Reading: Roger Lipsey’s The Spiritual in Twentieth-Century Art is still my main focus. It’s slow going, but extremely interesting (a work featured in the book will be appearing at the end of this Salon). I also received some nice books for my birthday this past week, and they’ve been added to the soon-to-be-read stack, which has now taken on a second and a third floor and will soon require an annex.
Watching: Last night I finally watched Babette’s Feast (1987), in its day a very well-known film and winner of the Academy Award for Best Foreign Language Film. It was extremely fine, although I couldn’t help but wonder to myself why the chilly ambiance of the first two-thirds of the film, with its moody, misty landscapes and blue-gray coloring, was more appealing to me than the warmer, more genial final third of the film as the Feast of the title was served. It probably says something about my personality that I’d rather not explore further. The same might be said of my choice to spend the evening of my birthday watching Vincent Price horror movies on Turner Classic Movies. None of them – House of Wax, The Mad Magician, and House of Usher – would likely be described as a great film. But all were entertaining, not least because of the great Mr. Price himself, who brought nobility to even the B-est of B films.

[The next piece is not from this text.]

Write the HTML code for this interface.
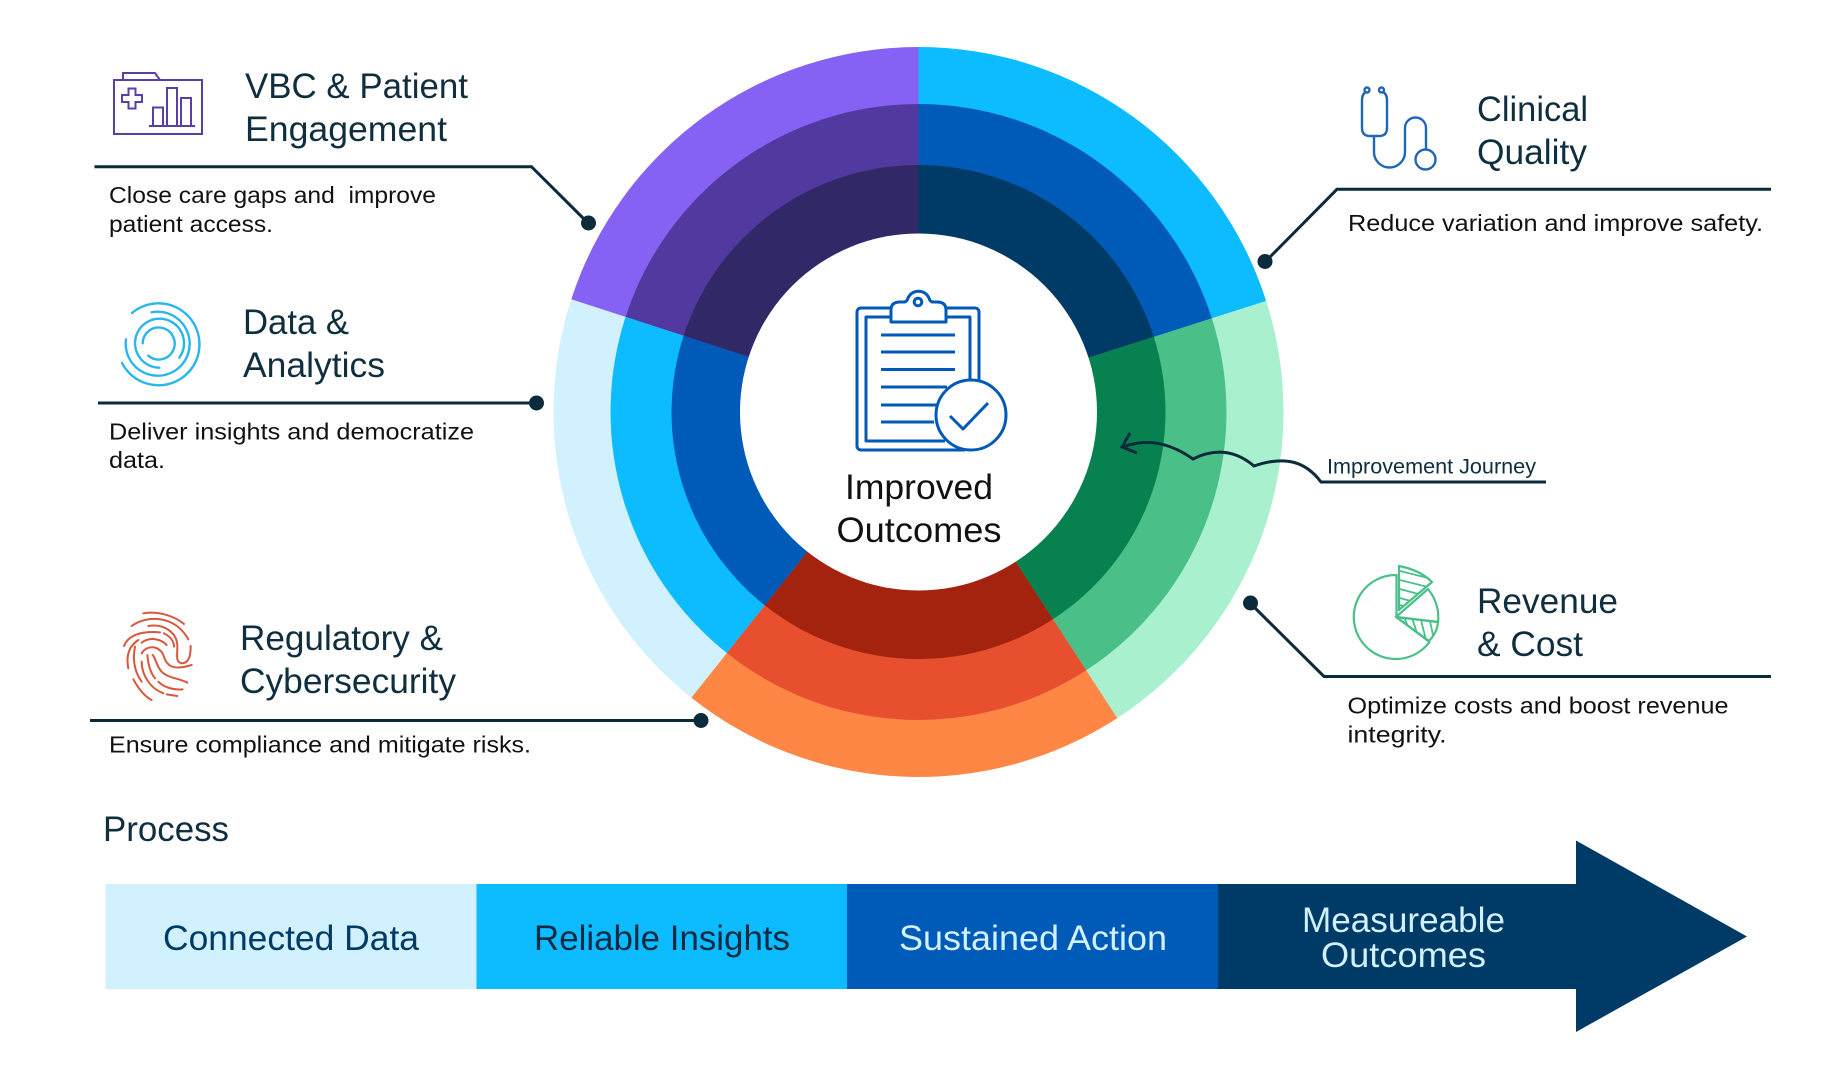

Listening: A review will soon be appearing in this blog of one CD I’ve been listening to a lot recently, the new one by the Irish early music group eX. Recently purchased is the new Naxos CD of Havergal Brian symphonies, which I’m looking forward to. And I received as a birthday gift (thanks, Scott) Kelley O’Connor’s recording of Peter Lieberson’s Neruda Songs, which I’m sure will be great but which I won’t listen to until the mood is just right; those songs are extremely emotional.
Pondering: In just over three months I will be traveling to southeast Asia. My passport is up-to-date, and the necessary visas are in the works. But I feel I should be frantically preparing, even if there isn’t really anything to be done just yet.
Blogging:My only post of the past week listed Herman Melville’s many terms for beards in his novel White-Jacket. I’ve had a somewhat slow last couple of weeks with the blog, which I hope to improve this coming week.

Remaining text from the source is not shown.